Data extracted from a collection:
** Begin **

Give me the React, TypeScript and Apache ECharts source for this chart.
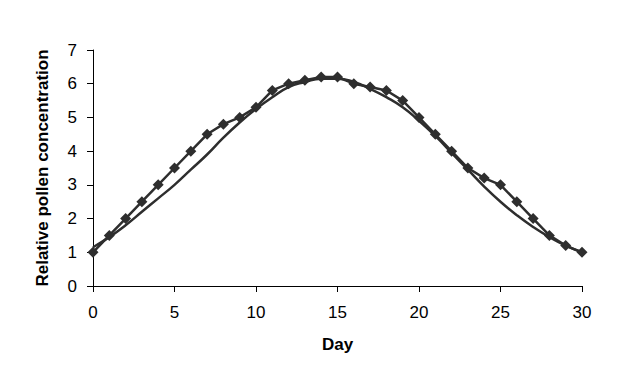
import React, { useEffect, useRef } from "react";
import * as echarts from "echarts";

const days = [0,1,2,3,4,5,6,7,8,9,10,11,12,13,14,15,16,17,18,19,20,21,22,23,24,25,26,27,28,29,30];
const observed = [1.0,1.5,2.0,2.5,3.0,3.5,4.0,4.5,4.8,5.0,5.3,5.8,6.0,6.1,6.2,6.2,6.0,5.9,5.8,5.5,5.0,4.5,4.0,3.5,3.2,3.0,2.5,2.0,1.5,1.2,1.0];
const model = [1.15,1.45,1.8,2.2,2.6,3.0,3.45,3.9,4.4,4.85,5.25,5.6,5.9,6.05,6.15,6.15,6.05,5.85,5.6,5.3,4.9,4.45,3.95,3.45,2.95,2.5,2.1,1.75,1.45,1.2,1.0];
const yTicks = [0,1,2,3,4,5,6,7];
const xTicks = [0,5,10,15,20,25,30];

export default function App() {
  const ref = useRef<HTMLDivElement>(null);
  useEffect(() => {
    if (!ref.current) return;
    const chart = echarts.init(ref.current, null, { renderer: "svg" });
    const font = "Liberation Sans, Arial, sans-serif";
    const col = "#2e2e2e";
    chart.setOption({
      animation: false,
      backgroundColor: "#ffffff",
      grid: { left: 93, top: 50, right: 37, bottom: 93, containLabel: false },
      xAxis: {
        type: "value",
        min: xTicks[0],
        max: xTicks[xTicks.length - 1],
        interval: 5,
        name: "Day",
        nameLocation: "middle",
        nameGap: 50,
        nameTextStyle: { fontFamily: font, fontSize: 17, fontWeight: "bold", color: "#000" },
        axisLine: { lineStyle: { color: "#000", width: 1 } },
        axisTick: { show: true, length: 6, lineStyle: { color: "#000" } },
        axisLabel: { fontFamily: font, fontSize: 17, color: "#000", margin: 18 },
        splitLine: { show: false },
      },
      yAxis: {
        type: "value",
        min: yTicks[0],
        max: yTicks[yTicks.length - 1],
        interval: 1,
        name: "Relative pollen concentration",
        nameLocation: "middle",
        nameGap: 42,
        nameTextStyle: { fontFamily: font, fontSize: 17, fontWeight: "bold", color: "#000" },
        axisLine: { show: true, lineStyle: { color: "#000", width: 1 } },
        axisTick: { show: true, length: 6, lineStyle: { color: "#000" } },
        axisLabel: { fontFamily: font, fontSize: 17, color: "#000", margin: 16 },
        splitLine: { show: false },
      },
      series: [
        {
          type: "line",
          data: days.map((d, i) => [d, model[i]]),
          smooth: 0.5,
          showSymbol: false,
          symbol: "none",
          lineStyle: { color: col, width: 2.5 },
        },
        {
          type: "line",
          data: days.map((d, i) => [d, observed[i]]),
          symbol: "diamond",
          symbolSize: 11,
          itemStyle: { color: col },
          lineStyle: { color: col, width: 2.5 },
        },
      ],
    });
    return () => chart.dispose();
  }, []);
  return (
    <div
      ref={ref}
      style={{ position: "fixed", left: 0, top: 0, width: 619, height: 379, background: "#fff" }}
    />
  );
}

** End **
** Begin **

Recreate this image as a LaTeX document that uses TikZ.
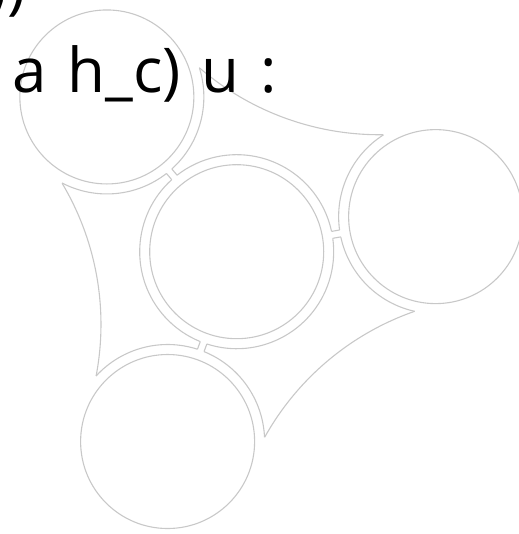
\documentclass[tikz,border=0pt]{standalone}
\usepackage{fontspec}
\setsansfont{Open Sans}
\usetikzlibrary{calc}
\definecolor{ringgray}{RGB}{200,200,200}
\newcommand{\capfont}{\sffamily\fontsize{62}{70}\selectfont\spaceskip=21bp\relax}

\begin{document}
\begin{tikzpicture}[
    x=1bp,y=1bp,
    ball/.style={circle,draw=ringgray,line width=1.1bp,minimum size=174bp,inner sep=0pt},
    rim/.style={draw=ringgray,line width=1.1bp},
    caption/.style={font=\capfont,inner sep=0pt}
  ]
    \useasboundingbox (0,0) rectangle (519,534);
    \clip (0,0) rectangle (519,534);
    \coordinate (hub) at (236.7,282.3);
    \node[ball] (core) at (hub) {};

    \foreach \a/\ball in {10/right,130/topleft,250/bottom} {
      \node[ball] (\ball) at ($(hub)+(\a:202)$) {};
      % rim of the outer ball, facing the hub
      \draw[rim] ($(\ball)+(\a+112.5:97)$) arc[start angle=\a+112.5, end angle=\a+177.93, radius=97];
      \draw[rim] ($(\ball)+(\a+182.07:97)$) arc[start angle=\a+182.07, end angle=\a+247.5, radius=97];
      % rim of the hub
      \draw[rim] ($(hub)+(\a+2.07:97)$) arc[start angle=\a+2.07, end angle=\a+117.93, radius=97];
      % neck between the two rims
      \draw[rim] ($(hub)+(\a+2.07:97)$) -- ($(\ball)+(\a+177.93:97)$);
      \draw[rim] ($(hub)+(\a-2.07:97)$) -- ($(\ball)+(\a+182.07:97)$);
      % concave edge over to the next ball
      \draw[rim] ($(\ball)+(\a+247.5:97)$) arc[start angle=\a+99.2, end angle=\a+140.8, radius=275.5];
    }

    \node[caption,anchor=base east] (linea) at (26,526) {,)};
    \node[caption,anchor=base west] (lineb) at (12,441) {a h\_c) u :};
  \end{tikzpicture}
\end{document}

** End **
** Begin **

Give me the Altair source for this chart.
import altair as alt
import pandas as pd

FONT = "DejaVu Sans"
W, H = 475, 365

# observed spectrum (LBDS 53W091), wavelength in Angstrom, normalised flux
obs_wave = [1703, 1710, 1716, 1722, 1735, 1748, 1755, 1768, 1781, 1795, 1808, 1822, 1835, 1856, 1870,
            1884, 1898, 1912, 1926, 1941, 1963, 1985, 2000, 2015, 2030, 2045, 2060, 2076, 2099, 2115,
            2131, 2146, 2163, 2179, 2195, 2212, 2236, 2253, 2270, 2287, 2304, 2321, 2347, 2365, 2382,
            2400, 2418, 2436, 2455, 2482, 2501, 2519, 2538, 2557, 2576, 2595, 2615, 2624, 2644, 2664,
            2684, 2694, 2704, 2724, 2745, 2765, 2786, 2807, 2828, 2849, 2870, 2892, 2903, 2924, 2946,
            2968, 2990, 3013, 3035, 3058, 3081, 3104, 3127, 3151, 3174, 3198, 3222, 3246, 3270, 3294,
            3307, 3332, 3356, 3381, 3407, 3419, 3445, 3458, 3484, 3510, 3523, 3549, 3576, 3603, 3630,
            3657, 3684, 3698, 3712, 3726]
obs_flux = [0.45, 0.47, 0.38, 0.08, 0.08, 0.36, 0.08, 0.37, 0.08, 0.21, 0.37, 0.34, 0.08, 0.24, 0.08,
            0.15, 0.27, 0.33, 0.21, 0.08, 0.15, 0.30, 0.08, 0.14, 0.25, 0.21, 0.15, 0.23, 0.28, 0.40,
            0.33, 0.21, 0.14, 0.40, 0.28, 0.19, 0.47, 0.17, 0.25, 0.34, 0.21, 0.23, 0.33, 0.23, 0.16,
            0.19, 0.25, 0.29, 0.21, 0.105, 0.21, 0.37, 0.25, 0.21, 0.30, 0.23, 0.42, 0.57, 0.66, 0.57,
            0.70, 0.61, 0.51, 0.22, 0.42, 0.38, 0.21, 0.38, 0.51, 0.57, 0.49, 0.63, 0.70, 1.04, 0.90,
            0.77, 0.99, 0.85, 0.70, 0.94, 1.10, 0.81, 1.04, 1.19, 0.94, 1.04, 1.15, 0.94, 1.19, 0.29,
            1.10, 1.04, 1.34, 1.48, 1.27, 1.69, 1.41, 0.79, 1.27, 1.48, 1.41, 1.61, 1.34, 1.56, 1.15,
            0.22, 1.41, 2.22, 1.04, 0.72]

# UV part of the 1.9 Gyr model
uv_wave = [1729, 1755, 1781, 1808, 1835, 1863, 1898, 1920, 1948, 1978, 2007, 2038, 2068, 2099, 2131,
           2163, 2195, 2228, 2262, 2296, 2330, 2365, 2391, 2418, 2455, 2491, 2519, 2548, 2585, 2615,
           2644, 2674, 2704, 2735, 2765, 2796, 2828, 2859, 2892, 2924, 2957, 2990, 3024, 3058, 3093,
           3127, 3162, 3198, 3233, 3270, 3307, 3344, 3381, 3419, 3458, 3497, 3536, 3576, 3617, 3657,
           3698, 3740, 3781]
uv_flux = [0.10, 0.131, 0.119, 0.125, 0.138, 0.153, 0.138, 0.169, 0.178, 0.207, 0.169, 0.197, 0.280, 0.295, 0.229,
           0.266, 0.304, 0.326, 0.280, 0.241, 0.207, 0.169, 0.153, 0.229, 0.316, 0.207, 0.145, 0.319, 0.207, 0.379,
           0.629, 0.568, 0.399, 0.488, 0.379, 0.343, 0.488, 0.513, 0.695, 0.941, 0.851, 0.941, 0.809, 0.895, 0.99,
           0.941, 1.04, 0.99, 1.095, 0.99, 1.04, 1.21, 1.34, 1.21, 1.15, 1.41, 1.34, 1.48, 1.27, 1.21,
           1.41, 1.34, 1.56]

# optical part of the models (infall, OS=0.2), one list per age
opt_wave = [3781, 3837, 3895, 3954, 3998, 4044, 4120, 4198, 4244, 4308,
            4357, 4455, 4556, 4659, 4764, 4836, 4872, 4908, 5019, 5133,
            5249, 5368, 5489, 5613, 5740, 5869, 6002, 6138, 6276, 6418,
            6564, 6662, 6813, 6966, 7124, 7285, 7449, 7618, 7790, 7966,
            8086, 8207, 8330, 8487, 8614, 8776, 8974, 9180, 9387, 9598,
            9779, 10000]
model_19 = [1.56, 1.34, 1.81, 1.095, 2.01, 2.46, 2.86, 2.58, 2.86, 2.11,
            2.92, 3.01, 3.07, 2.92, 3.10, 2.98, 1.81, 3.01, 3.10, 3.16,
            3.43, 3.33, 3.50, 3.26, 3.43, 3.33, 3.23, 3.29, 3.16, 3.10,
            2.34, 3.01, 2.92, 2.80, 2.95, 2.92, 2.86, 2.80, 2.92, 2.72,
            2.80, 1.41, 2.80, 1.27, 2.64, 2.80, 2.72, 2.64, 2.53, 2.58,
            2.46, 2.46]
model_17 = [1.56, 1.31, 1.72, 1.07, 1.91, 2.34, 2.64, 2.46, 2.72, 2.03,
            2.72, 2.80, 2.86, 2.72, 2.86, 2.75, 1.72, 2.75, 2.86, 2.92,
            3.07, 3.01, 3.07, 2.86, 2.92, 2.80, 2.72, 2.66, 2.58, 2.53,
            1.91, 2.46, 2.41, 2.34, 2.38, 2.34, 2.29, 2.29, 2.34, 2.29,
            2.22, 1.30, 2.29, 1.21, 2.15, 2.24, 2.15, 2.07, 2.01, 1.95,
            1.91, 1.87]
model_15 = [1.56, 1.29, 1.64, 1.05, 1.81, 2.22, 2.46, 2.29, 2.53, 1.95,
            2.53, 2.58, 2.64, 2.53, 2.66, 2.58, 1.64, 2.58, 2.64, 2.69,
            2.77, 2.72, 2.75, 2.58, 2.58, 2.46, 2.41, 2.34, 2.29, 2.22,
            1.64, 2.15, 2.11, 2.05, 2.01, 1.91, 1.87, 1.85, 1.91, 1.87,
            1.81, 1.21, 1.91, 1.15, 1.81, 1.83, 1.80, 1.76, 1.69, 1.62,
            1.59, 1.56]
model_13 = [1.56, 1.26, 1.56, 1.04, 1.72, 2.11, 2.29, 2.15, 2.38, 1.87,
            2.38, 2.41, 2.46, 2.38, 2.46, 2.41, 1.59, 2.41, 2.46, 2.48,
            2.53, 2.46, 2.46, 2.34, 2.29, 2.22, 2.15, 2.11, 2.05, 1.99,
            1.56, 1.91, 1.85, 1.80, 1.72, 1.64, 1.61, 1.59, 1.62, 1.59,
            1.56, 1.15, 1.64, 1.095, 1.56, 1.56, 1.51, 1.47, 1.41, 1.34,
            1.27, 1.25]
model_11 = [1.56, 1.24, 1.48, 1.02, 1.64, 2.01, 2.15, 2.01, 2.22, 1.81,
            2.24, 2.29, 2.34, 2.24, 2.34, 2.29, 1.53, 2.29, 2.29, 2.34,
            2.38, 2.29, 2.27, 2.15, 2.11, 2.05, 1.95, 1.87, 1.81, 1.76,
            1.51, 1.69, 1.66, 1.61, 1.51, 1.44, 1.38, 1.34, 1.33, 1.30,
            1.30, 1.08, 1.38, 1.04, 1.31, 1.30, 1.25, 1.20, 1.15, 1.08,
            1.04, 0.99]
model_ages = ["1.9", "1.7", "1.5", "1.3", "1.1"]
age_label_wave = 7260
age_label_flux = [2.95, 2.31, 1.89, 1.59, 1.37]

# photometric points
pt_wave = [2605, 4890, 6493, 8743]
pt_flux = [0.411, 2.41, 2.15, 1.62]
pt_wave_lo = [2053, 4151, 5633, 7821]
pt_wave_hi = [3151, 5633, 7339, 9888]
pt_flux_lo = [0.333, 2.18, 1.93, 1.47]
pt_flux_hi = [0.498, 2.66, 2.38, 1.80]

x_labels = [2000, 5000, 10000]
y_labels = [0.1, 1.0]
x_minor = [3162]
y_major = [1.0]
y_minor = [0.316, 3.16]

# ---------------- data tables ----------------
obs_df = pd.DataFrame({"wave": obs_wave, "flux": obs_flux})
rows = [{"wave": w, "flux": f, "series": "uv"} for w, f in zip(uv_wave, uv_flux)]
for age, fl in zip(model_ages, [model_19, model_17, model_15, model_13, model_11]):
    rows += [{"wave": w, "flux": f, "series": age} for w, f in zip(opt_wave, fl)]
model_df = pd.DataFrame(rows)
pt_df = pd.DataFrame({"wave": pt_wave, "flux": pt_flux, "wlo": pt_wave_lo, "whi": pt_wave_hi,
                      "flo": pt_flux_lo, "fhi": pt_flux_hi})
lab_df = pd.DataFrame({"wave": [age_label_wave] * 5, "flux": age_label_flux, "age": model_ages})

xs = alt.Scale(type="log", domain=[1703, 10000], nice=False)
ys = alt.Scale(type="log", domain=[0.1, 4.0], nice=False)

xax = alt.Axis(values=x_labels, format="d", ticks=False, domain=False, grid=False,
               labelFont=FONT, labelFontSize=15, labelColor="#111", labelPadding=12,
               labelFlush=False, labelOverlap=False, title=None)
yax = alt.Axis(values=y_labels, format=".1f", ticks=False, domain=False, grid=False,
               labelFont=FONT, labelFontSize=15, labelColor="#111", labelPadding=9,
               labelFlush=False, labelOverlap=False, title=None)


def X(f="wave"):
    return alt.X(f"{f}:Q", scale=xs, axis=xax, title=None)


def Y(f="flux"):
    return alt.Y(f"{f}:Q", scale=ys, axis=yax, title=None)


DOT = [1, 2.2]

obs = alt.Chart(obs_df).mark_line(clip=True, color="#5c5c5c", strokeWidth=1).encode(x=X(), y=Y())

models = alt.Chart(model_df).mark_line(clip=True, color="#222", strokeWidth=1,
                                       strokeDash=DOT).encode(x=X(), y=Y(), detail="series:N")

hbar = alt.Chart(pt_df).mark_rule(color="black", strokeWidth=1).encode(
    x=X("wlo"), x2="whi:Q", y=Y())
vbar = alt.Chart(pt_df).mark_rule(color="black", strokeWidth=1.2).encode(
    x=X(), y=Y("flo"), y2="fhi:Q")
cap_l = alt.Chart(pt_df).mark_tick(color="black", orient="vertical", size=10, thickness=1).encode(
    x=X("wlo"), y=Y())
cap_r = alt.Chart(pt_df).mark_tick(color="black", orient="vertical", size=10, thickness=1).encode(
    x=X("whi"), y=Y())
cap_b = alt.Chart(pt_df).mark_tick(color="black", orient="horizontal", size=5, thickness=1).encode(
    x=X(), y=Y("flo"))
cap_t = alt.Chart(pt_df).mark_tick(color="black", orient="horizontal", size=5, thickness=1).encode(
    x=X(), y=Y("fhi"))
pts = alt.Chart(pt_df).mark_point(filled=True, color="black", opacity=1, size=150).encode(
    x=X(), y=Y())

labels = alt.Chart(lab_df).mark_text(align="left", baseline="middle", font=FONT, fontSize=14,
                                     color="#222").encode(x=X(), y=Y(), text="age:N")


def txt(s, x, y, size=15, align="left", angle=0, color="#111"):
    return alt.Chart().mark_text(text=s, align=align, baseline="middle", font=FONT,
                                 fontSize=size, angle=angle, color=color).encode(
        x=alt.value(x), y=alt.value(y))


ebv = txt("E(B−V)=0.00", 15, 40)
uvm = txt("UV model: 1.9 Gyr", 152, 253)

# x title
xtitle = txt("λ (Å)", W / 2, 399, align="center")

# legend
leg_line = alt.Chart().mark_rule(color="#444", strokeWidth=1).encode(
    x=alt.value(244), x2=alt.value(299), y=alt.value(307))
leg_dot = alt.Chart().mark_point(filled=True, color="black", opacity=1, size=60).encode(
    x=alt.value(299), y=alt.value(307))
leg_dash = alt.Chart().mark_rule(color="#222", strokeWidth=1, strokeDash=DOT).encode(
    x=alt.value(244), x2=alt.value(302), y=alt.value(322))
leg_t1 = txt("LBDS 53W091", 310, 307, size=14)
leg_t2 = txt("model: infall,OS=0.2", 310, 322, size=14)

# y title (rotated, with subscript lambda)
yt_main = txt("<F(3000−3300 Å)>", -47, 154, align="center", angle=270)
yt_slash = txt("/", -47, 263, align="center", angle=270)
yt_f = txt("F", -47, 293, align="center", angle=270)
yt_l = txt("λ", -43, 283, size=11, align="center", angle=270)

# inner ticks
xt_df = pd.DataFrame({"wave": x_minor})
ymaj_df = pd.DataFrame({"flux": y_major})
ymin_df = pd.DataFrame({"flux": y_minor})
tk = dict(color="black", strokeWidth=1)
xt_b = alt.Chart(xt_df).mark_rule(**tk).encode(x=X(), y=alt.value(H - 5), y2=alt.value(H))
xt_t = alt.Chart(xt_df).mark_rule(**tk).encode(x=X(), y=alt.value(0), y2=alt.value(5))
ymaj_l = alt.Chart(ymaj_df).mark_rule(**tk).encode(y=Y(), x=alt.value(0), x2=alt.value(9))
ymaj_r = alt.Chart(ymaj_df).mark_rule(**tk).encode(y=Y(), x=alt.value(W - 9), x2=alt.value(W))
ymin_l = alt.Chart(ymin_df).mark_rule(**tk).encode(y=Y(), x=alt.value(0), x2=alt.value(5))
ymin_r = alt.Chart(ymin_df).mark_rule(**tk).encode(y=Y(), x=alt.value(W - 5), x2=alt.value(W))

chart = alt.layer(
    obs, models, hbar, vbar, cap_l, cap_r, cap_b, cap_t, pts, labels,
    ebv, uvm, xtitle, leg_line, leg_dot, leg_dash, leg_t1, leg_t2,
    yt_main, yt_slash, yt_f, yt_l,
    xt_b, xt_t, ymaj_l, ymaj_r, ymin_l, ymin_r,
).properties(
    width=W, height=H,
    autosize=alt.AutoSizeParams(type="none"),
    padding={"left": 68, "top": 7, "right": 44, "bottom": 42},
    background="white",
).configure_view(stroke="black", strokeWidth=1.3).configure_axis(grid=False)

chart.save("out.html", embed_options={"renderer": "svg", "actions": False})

** End **

» Objective:
Retype the lines above exactly as they appear, from the line containing "Give me the React, TypeScript" through the line containing "const xTicks = [0,5,10,15,20,25,30];", and leave out any pictures.

» Answer below:
Give me the React, TypeScript and Apache ECharts source for this chart.
import React, { useEffect, useRef } from "react";
import * as echarts from "echarts";

const days = [0,1,2,3,4,5,6,7,8,9,10,11,12,13,14,15,16,17,18,19,20,21,22,23,24,25,26,27,28,29,30];
const observed = [1.0,1.5,2.0,2.5,3.0,3.5,4.0,4.5,4.8,5.0,5.3,5.8,6.0,6.1,6.2,6.2,6.0,5.9,5.8,5.5,5.0,4.5,4.0,3.5,3.2,3.0,2.5,2.0,1.5,1.2,1.0];
const model = [1.15,1.45,1.8,2.2,2.6,3.0,3.45,3.9,4.4,4.85,5.25,5.6,5.9,6.05,6.15,6.15,6.05,5.85,5.6,5.3,4.9,4.45,3.95,3.45,2.95,2.5,2.1,1.75,1.45,1.2,1.0];
const yTicks = [0,1,2,3,4,5,6,7];
const xTicks = [0,5,10,15,20,25,30];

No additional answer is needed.